Another way to save on them is by looking for manufacturer savings card. One of my medicines, Humira, is around $6500 per dose. My insurance pays all but $75 per dose, but that’s still quite a bit of money for one shot. Thankfully, the manufacturer offers a discount program and my final out of pocket cost is only $2.50 per dose. Insulin manufacturers and others often offer these are well.
Find a Discount Wherever You Can
Just because you have to spend money, doesn’t mean you can’t save money. There are many, many ways to find discounts that can help you. Aside from the normal ways to save like using coupons, you will want to find other money saving tools as well.
Some of these could include getting cash back when you shop, or even scanning your receipts with THESE apps to get money back.

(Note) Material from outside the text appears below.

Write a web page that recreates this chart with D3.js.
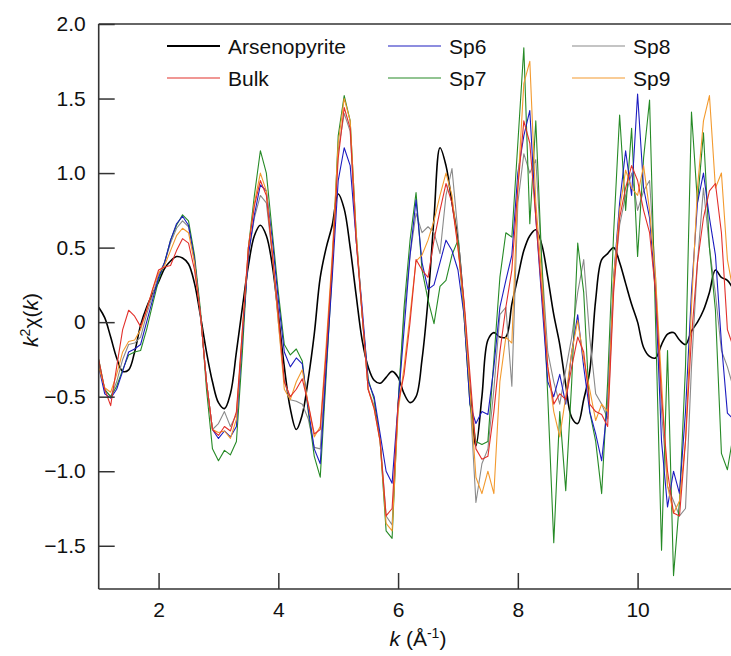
<!DOCTYPE html>
<html><head><meta charset="utf-8">
<script src="https://cdn.jsdelivr.net/npm/d3@7"></script>
<style>
html,body{margin:0;padding:0;background:#fff;}
svg{display:block;font-family:"Liberation Sans",Arial,sans-serif;}
</style></head>
<body><svg id="c" width="731" height="656"></svg>
<script>
const kValues = [1.0,1.1,1.2,1.3,1.4,1.5,1.6,1.7,1.8,1.9,2.0,2.1,2.2,2.3,2.4,2.5,2.6,2.7,2.8,2.9,3.0,3.1,3.2,3.3,3.4,3.5,3.6,3.7,3.8,3.9,4.0,4.1,4.2,4.3,4.4,4.5,4.6,4.7,4.8,4.9,5.0,5.1,5.2,5.3,5.4,5.5,5.6,5.7,5.8,5.9,6.0,6.1,6.2,6.3,6.4,6.5,6.6,6.7,6.8,6.9,7.0,7.1,7.2,7.3,7.4,7.5,7.6,7.7,7.8,7.9,8.0,8.1,8.2,8.3,8.4,8.5,8.6,8.7,8.8,8.9,9.0,9.1,9.2,9.3,9.4,9.5,9.6,9.7,9.8,9.9,10.0,10.1,10.2,10.3,10.4,10.5,10.6,10.7,10.8,10.9,11.0,11.1,11.2,11.3,11.4,11.5,11.6];

const arsenopyrite = [0.10,0.03,-0.10,-0.24,-0.33,-0.32,-0.20,-0.02,0.10,0.19,0.27,0.36,0.41,0.44,0.43,0.39,0.26,0.04,-0.20,-0.40,-0.54,-0.58,-0.48,-0.20,0.10,0.38,0.58,0.65,0.58,0.38,0.05,-0.30,-0.58,-0.72,-0.62,-0.38,-0.08,0.30,0.50,0.65,0.86,0.76,0.50,0.18,-0.12,-0.30,-0.39,-0.41,-0.37,-0.33,-0.37,-0.48,-0.54,-0.50,-0.25,0.15,0.70,1.17,1.05,0.80,0.55,0.10,-0.45,-0.83,-0.50,-0.12,-0.07,-0.10,-0.10,0.12,0.30,0.48,0.58,0.62,0.52,0.30,0.05,-0.15,-0.42,-0.64,-0.68,-0.52,-0.33,0.15,0.42,0.46,0.50,0.40,0.26,0.12,0.00,-0.17,-0.23,-0.24,-0.15,-0.08,-0.07,-0.12,-0.15,-0.06,0.00,0.08,0.20,0.35,0.30,0.28,0.22];

const bulk = [-0.25,-0.45,-0.56,-0.30,-0.05,0.08,0.04,-0.03,0.08,0.22,0.35,0.37,0.38,0.48,0.56,0.53,0.35,0.05,-0.40,-0.72,-0.76,-0.70,-0.73,-0.60,-0.05,0.50,0.78,0.95,0.85,0.45,0.05,-0.40,-0.50,-0.45,-0.38,-0.55,-0.75,-0.72,-0.20,0.40,1.10,1.44,1.30,0.55,0.05,-0.45,-0.58,-0.80,-1.30,-1.25,-0.55,-0.35,0.00,0.42,0.35,0.30,0.55,0.75,0.93,0.80,0.50,0.15,-0.35,-0.85,-0.92,-0.90,-0.60,-0.20,0.10,0.35,0.90,1.35,1.20,0.70,0.20,-0.30,-0.55,-0.48,-0.52,-0.30,-0.10,-0.20,-0.55,-0.60,-0.62,-0.70,0.20,0.70,0.90,1.05,0.95,0.75,0.60,0.20,-0.50,-1.00,-1.28,-1.30,-0.80,-0.10,0.40,0.70,0.88,0.93,0.60,-0.05,-0.17];

const sp6 = [-0.30,-0.48,-0.51,-0.45,-0.33,-0.20,-0.18,-0.15,0.00,0.15,0.30,0.40,0.55,0.66,0.71,0.65,0.42,0.05,-0.40,-0.72,-0.78,-0.73,-0.77,-0.70,-0.10,0.45,0.72,0.92,0.88,0.55,0.15,-0.20,-0.30,-0.24,-0.28,-0.58,-0.85,-0.95,-0.30,0.30,0.95,1.17,1.05,0.55,0.10,-0.40,-0.50,-0.75,-1.00,-1.08,-0.55,-0.05,0.45,0.82,0.40,0.22,0.25,0.40,0.55,0.48,0.35,0.05,-0.55,-0.68,-0.60,-0.62,-0.30,0.10,0.28,0.45,1.00,1.25,1.42,0.70,0.15,-0.40,-0.50,-0.35,-0.55,-0.20,0.05,-0.30,-0.60,-0.75,-0.93,-0.55,0.30,0.80,1.15,0.85,1.53,0.90,0.70,0.20,-0.80,-1.24,-1.00,-1.15,-0.60,0.20,0.80,1.00,0.70,0.45,-0.14,-0.61,-0.65];

const sp7 = [-0.25,-0.45,-0.50,-0.43,-0.32,-0.22,-0.20,-0.19,-0.05,0.12,0.28,0.40,0.55,0.65,0.72,0.68,0.45,0.08,-0.45,-0.85,-0.93,-0.86,-0.89,-0.80,-0.20,0.50,0.85,1.15,1.00,0.60,0.20,-0.15,-0.22,-0.18,-0.26,-0.60,-0.90,-1.04,-0.35,0.35,1.25,1.52,1.35,0.60,0.05,-0.38,-0.52,-0.80,-1.40,-1.45,-0.55,0.10,0.55,0.87,0.35,0.15,-0.01,0.24,0.28,0.45,0.55,0.05,-0.55,-0.80,-0.82,-0.80,-0.25,0.30,0.60,0.57,1.20,1.84,0.66,1.35,0.40,-0.50,-1.48,-0.60,-1.13,-0.40,0.53,0.20,-0.60,-0.80,-1.15,-0.40,0.60,1.39,0.75,1.30,0.44,1.10,1.49,0.00,-1.53,-0.19,-1.70,-1.20,-0.30,1.41,0.80,1.27,0.50,0.08,-0.88,-0.99,-0.75];

const sp8 = [-0.28,-0.46,-0.50,-0.40,-0.25,-0.15,-0.14,-0.10,0.05,0.18,0.32,0.40,0.53,0.63,0.68,0.64,0.42,0.05,-0.40,-0.72,-0.68,-0.60,-0.70,-0.62,-0.10,0.45,0.70,0.85,0.80,0.45,0.00,-0.40,-0.52,-0.53,-0.55,-0.65,-0.84,-0.85,-0.25,0.40,1.15,1.40,1.28,0.55,0.05,-0.45,-0.56,-0.78,-1.30,-1.36,-0.55,0.05,0.45,0.73,0.60,0.64,0.60,0.46,0.85,1.03,0.60,0.10,-0.50,-1.21,-0.95,-0.85,-0.45,0.05,0.10,-0.43,0.80,1.13,1.00,1.09,0.40,-0.20,-0.40,-0.55,-0.32,-0.10,0.20,0.42,-0.10,-0.48,-0.55,-0.65,0.25,0.65,0.85,1.00,0.75,0.88,0.95,0.30,-0.60,-1.10,-1.20,-1.30,-1.25,-0.30,0.40,0.90,0.50,0.19,-0.19,-0.30,-0.44];

const sp9 = [-0.30,-0.44,-0.47,-0.35,-0.20,-0.13,-0.12,-0.05,0.08,0.22,0.33,0.38,0.48,0.58,0.63,0.60,0.40,0.05,-0.40,-0.72,-0.74,-0.73,-0.78,-0.65,-0.05,0.50,0.80,1.00,0.88,0.48,0.00,-0.45,-0.52,-0.40,-0.32,-0.55,-0.77,-0.70,-0.15,0.45,1.20,1.50,1.35,0.60,0.05,-0.45,-0.58,-0.80,-1.35,-1.40,-0.60,-0.30,0.05,0.41,0.45,0.55,0.68,0.85,1.00,0.85,0.50,0.10,-0.45,-1.04,-1.15,-1.00,-1.15,-0.40,-0.10,-0.14,0.90,1.60,1.75,0.80,0.30,-0.30,-0.60,-0.77,-0.50,-0.20,0.01,-0.25,-0.45,-0.66,-0.55,-0.60,0.30,0.75,1.02,0.90,0.85,1.05,0.75,0.30,-0.40,-1.10,-1.28,-1.20,-0.80,0.10,0.90,1.35,1.52,0.90,1.00,0.42,0.20];

const seriesNames = ["Arsenopyrite","Bulk","Sp6","Sp7","Sp8","Sp9"];
const seriesColors = ["#000000","#e2302b","#1c1cc0","#268a26","#8a8a8a","#f39a2e"];
const seriesData = [arsenopyrite,bulk,sp6,sp7,sp8,sp9];
const yTicks = [-1.5,-1.0,-0.5,0,0.5,1.0,1.5,2.0];
const xTicks = [2,4,6,8,10];

const svg = d3.select("#c");
const L = 98.7, R = 731, T = 24, B = 589;
const x = d3.scaleLinear().domain([1.0, 11.56]).range([L, R]);
const y = d3.scaleLinear().domain([-1.79, 2.0]).range([B, T]);

svg.append("defs").append("clipPath").attr("id","clip")
  .append("rect").attr("x",L).attr("y",T).attr("width",R-L).attr("height",B-T);

const plot = svg.append("g").attr("clip-path","url(#clip)");
const smoothLine = d3.line().x((d,i)=>x(kValues[i])).y(d=>y(d)).curve(d3.curveCatmullRom.alpha(0.5));
const rawLine = d3.line().x((d,i)=>x(kValues[i])).y(d=>y(d));
const order = [0,4,3,2,5,1];
order.forEach(si=>{
  plot.append("path").datum(seriesData[si])
    .attr("d", si===0 ? smoothLine : rawLine)
    .attr("fill","none")
    .attr("stroke", seriesColors[si])
    .attr("stroke-width", si===0 ? 1.6 : 1.1)
    .attr("stroke-linejoin","round");
});

// axes
const axisColor = "#333";
const yAxis = d3.axisLeft(y).tickValues(yTicks).tickSizeInner(-16).tickSizeOuter(0)
  .tickPadding(13)
  .tickFormat(d => d===0 ? "0" : d3.format(".1f")(d));
const gy = svg.append("g").attr("transform",`translate(${L},0)`).call(yAxis);
gy.select(".domain").remove();
gy.selectAll(".tick line").attr("stroke",axisColor).attr("stroke-width",1.5);
gy.selectAll(".tick text").attr("font-size",21).attr("fill","#111").attr("x",-13);

const xAxis = d3.axisBottom(x).tickValues(xTicks).tickSizeInner(-16).tickSizeOuter(0)
  .tickPadding(12).tickFormat(d3.format("d"));
const gx = svg.append("g").attr("transform",`translate(0,${B})`).call(xAxis);
gx.select(".domain").remove();
gx.selectAll(".tick line").attr("stroke",axisColor).attr("stroke-width",1.5);
gx.selectAll(".tick text").attr("font-size",21).attr("fill","#111").attr("y",13);

// frame lines
svg.append("line").attr("x1",L).attr("x2",L).attr("y1",T).attr("y2",B).attr("stroke",axisColor).attr("stroke-width",1.6);
svg.append("line").attr("x1",L).attr("x2",R).attr("y1",T).attr("y2",T).attr("stroke",axisColor).attr("stroke-width",1.6);
svg.append("line").attr("x1",L).attr("x2",R).attr("y1",B).attr("y2",B).attr("stroke",axisColor).attr("stroke-width",1.6);

// legend
const legCols = [167, 388, 572];
const legRows = [46, 78];
const legPos = [[0,0],[0,1],[1,0],[1,1],[2,0],[2,1]];
seriesNames.forEach((n,i)=>{
  const cx = legCols[legPos[i][0]], cy = legRows[legPos[i][1]];
  svg.append("line").attr("x1",cx).attr("x2",cx+53).attr("y1",cy).attr("y2",cy)
    .attr("stroke",seriesColors[i]).attr("stroke-width", i===0?1.8:1.2);
  svg.append("text").attr("x",cx+61).attr("y",cy+7.5).attr("font-size",21).attr("fill","#111").text(n);
});

// axis titles
const xt = svg.append("text").attr("x",418).attr("y",646).attr("text-anchor","middle").attr("font-size",21).attr("fill","#111");
xt.append("tspan").attr("font-style","italic").text("k");
xt.append("tspan").text(" (Å");
xt.append("tspan").attr("font-size",14).attr("dy",-8).text("-1");
xt.append("tspan").attr("dy",8).text(")");

const yt = svg.append("text").attr("transform","translate(38,320) rotate(-90)").attr("text-anchor","middle").attr("font-size",21).attr("fill","#111");
yt.append("tspan").attr("font-style","italic").text("k");
yt.append("tspan").attr("font-size",14).attr("dy",-8).text("2");
yt.append("tspan").attr("dy",8).text("χ(");
yt.append("tspan").attr("font-style","italic").text("k");
yt.append("tspan").text(")");
</script>
</body></html>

There are ways you can save at the gas pump and even discount programs for that as well.
If you must shop online, use a coupon code. If you don’t have on handy, apps such as Honey will help you find one.
In other words, walking into a store and simply paying the price without looking for every single way to save, must become a thing of the past when you can’t afford to live.
Seek Other Housing Options
If you live in the suburbs, moving into the surrounding metro area or the city as you downsize can often save you money provided you are actually downsizing. Housing in rural areas tend to be more expensive, but utilities are usually cheaper. Because of the differing rates, it’s best to really take a look at which option will save you the most.; especially if you are renters. The last thing you want is to get trapped into a lease you can’t afford. Most landlords will not give you the option to move out without excessive fees.
For homeowners, selling your home and downsizing into a smaller option is a great way to save on your housing costs. This is especially true for a lot of new homes where the builder or real estate investor may be desperate to sell for their own financial reasons. Start your search in your current area and branch out from there.
Increase Your Income
Chances are good that if you’re here and reading this blog post, you don’t make enough money to pay your expenses. If you’ve cut everything unnecessary in your budget and you’re still struggling to make ends meet, it’s time to look for ways to increase your income.
This might mean looking for full-time jobs if you don’t already have one, taking a second part-time job if you already work full time year-round, freelancing, or starting a side hustle. You can also consider selling items you no longer need such as books, clothes, electronics, or furniture.
Even doing something simple as finding a reliable survey company to work on can help.
As simple as the idea may seems, if you don’t have enough money to pay your bare minimum bills, you need to absolutely find a way to make extra money.
After all, making extra money is the only way you are going to be able to get ahead.
Find a Community Resource
If you’re really struggling, look for community resources available to help. Look into food banks, SNAP/WIC or community kitchens if you can’t afford to eat, emergency housing programs if you are experiencing homelessness, and other resources that can provide temporary assistance. There are also programs available to help with utilities, clothes and more.
You can even get assistance like a free cell phone with a free plan if you qualify for other assistance programs.
If you can’t afford your medications, look into a prescription discount plan if you don’t have affordable health insurance.
Get Professional Help
The truth is that being in a situation where you can’t afford to live is a hard one. It’s hard physically when you can’t buy healthy food or medicine; especially if you have health issues. It’s even harder mentally.
This can lead to depression, health issues and unfortunately, even suicidal thoughts.
If you are finding yourself in this situation, please, get help. Call your local crisis center, use a telemedicine company to get counseling. Most Pastors will also give counseling for free or cheap.
And please, try to remember; this will eventually get better.